The Three Specs That Actually Matters

  1. Duty Cycle (Intermittent vs. Continuous): Can it run constantly or does it need breaks? Check the motor nameplate for "S1" (continuous) or "S3" (intermittent) duty ratings.
  2. Ambient Operating Temperature: if the motor is inside a warmer section of the line, it may de-rate. A motor rated for 40°C ambient might only give 70% torque at 50°C.
  3. Actual Load Profile: What's the torque demand during start-up vs. running? A conveyor that starts under load needs a different motor than one that starts empty.

For a Buhler valve actuator, the same logic applies. Not all 'Buhler valves' are the same. A valve type (say, a butterfly valve) can have wildly different torque requirements depending on pressure, media viscosity, and actuation frequency.

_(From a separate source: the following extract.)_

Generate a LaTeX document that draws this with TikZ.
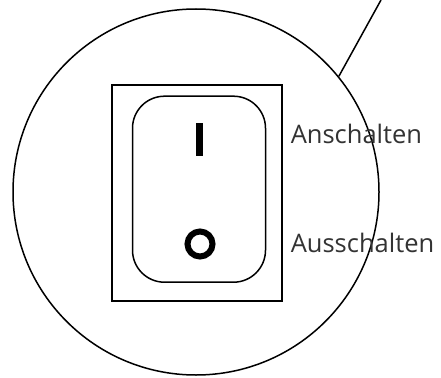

The $3,200 Mistake Led to a Simple, Free Checklist

After that failure, I created a pre-order checklist. It's nothing fancy. It's literally a sticky note on my monitor. But the team has used it to catch at least 14 potential mismatches in the last 18 months.

When you're specifying a replacement part for any Buhler system—or any industrial system, really—run through this before you click "order":

  1. Get the duty cycle of the new application, not just the old part number.
  2. Check the ambient temperature at the installation point. Is it in a hot zone?
  3. Ask the maintenance team: "What killed the old part?" If it was heat, don't replace it with the identical item.
  4. Confirm accessories: Does the replacement motor need a different mounting bracket, coupling, or encoder?
  5. Verify lead time vs. internal deadline. It's better to wait for the right part than to rush the wrong one.

This saved us earlier this year on a valve actuator. The spec sheet said it could handle the pressure. But the cycle frequency was higher than typical, and the actuator was only rated for intermittent operation. We caught it, upgraded to a continuous-duty actuator, and skipped the failure.

When The Checklist Doesn't Apply

A reality check: this checklist is for replacement parts in existing systems. If you're designing a new line from scratch, the engineering process is different—you need full thermal modeling and load analysis. And if you're ordering a one-off prototype part for a test bench, duty cycle might matter less than precision or speed.

The checklist also won't help if the system documentation is outdated. I've had cases where the conveyor's wiring diagram showed a 0.5 HP motor, but a previous upgrade had swapped it for a 1.0 HP unit. You have to physically verify.

But for everyday replacement orders—which is what 90% of my orders are—this simple check has been worth its weight in saved production time.